## The task
Your task is to quote exactly the run of lines that starts at the line containing "Output the web" and ends at the line containing "1.1, 0.82, 0.82];", including both.

★ ★ ★ ★ ★

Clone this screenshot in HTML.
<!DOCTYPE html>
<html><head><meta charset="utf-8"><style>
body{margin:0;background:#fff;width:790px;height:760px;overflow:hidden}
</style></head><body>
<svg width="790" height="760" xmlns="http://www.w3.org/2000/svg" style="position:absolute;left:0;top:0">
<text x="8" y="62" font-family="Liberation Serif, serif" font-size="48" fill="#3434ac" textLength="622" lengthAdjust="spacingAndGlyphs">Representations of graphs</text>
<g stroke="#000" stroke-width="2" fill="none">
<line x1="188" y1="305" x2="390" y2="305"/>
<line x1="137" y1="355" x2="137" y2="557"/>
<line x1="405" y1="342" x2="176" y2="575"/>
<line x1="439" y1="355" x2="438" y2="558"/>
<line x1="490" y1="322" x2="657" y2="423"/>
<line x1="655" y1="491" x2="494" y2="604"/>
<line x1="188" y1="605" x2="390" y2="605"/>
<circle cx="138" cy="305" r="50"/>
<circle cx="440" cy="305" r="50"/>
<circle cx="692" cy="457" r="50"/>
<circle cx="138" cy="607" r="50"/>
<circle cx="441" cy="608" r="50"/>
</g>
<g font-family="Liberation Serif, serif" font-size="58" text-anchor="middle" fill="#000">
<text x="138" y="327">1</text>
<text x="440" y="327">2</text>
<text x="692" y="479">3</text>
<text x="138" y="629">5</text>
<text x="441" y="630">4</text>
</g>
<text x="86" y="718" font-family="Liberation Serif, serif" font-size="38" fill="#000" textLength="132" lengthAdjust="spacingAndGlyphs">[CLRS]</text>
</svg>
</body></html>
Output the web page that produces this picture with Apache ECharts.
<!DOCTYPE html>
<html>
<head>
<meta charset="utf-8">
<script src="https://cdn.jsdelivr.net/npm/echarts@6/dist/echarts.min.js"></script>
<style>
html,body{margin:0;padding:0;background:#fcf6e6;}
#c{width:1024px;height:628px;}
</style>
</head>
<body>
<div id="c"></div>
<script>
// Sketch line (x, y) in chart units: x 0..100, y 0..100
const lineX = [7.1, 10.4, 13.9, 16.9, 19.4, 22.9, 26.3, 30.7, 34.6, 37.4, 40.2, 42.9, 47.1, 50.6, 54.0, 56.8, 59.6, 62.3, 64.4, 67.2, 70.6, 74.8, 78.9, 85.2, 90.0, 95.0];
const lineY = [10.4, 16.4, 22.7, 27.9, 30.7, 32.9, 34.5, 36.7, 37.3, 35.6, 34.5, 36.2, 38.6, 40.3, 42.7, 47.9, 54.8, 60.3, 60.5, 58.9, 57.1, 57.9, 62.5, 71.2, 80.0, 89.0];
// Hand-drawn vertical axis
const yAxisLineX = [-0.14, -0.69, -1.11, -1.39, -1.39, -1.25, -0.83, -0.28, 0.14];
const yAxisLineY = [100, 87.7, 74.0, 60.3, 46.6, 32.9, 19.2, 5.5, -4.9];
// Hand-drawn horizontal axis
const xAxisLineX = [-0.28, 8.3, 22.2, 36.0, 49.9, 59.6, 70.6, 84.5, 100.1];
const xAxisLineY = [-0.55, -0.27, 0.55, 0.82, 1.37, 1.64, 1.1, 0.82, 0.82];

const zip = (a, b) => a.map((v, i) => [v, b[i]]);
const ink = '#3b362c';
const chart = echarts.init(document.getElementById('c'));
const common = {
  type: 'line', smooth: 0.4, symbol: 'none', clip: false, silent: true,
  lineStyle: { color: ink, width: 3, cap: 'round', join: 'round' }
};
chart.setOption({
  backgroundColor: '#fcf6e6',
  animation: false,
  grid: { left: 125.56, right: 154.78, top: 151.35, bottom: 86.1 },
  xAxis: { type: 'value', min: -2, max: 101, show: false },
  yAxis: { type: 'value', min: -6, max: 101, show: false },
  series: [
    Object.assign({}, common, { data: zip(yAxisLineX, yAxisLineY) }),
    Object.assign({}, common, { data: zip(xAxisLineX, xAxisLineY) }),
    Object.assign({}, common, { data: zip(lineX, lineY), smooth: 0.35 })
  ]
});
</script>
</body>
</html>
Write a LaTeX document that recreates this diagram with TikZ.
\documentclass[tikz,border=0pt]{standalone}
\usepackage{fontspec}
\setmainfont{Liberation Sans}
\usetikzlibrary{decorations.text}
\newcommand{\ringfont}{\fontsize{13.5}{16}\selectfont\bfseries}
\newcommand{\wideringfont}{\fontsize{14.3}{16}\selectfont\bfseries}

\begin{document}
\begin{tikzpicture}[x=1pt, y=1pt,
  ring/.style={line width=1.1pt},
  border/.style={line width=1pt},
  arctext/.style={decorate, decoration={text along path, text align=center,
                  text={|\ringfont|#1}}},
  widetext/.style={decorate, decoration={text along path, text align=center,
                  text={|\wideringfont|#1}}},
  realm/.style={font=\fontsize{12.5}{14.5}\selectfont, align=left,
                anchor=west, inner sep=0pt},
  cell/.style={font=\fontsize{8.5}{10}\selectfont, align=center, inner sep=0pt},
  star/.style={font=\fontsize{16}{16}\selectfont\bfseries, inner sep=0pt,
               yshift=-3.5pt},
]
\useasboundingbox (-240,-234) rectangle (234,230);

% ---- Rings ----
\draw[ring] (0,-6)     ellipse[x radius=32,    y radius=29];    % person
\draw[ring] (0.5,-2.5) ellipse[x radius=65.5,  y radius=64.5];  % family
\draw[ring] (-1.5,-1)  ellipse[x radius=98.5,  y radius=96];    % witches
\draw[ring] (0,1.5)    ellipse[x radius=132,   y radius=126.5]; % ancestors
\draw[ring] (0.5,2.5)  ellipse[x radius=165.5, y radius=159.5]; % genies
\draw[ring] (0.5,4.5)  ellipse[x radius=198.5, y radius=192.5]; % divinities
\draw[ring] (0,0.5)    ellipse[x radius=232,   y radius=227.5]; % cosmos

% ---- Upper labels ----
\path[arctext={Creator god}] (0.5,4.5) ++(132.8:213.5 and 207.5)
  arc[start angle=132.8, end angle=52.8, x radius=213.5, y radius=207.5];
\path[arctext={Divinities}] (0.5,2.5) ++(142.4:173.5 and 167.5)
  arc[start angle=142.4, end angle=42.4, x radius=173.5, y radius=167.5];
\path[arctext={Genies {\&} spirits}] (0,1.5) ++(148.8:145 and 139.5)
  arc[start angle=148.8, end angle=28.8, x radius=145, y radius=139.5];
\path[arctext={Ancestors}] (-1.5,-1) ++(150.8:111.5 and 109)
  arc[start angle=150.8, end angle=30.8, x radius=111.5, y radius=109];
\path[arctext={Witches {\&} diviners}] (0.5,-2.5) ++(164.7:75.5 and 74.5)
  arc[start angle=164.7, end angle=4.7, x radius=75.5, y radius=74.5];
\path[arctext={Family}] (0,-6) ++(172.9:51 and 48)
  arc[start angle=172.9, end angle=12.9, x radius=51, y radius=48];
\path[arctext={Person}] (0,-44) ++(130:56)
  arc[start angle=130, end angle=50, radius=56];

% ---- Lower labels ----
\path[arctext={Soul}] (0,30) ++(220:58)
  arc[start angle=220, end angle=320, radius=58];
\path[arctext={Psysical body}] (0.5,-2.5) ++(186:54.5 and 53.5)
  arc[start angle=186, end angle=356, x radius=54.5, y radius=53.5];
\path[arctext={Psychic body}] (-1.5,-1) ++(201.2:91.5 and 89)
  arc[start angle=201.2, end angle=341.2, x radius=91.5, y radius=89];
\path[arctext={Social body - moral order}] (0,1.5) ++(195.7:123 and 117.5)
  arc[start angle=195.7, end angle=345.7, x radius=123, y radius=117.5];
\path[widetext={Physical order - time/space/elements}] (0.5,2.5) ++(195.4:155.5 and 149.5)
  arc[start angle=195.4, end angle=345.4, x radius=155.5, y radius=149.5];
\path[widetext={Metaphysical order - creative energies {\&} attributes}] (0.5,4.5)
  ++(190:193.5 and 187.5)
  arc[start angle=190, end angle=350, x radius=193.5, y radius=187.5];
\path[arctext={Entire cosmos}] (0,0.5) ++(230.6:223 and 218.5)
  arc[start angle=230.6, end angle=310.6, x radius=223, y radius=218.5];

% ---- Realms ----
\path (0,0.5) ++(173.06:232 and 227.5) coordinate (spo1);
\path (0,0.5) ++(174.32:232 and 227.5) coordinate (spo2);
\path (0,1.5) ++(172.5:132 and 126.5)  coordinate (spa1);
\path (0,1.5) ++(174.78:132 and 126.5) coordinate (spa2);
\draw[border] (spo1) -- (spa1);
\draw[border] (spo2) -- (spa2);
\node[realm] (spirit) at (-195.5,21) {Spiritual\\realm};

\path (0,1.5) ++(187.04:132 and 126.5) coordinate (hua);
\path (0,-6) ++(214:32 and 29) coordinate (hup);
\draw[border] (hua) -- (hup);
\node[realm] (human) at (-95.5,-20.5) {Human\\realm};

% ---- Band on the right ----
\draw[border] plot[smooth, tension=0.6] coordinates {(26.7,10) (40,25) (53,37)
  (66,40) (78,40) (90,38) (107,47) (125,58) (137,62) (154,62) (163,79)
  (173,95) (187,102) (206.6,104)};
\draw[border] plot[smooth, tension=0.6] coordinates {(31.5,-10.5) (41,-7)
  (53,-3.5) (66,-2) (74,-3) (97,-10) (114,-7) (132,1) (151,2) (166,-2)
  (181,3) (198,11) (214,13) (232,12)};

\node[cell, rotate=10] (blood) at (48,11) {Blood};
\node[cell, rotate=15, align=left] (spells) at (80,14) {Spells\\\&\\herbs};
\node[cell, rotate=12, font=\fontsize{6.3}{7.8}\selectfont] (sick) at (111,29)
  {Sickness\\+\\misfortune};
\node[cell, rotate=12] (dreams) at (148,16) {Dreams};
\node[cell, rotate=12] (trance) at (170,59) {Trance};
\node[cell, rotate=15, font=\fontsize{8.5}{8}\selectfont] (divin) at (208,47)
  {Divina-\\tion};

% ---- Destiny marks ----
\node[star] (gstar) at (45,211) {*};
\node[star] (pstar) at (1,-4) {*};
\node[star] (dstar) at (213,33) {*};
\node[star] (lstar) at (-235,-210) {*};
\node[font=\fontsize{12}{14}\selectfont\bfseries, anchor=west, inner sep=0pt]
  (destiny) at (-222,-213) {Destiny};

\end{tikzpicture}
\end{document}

★ ★ ★ ★ ★

## Result
Output the web page that produces this picture with Apache ECharts.
<!DOCTYPE html>
<html>
<head>
<meta charset="utf-8">
<script src="https://cdn.jsdelivr.net/npm/echarts@6/dist/echarts.min.js"></script>
<style>
html,body{margin:0;padding:0;background:#fcf6e6;}
#c{width:1024px;height:628px;}
</style>
</head>
<body>
<div id="c"></div>
<script>
// Sketch line (x, y) in chart units: x 0..100, y 0..100
const lineX = [7.1, 10.4, 13.9, 16.9, 19.4, 22.9, 26.3, 30.7, 34.6, 37.4, 40.2, 42.9, 47.1, 50.6, 54.0, 56.8, 59.6, 62.3, 64.4, 67.2, 70.6, 74.8, 78.9, 85.2, 90.0, 95.0];
const lineY = [10.4, 16.4, 22.7, 27.9, 30.7, 32.9, 34.5, 36.7, 37.3, 35.6, 34.5, 36.2, 38.6, 40.3, 42.7, 47.9, 54.8, 60.3, 60.5, 58.9, 57.1, 57.9, 62.5, 71.2, 80.0, 89.0];
// Hand-drawn vertical axis
const yAxisLineX = [-0.14, -0.69, -1.11, -1.39, -1.39, -1.25, -0.83, -0.28, 0.14];
const yAxisLineY = [100, 87.7, 74.0, 60.3, 46.6, 32.9, 19.2, 5.5, -4.9];
// Hand-drawn horizontal axis
const xAxisLineX = [-0.28, 8.3, 22.2, 36.0, 49.9, 59.6, 70.6, 84.5, 100.1];
const xAxisLineY = [-0.55, -0.27, 0.55, 0.82, 1.37, 1.64, 1.1, 0.82, 0.82];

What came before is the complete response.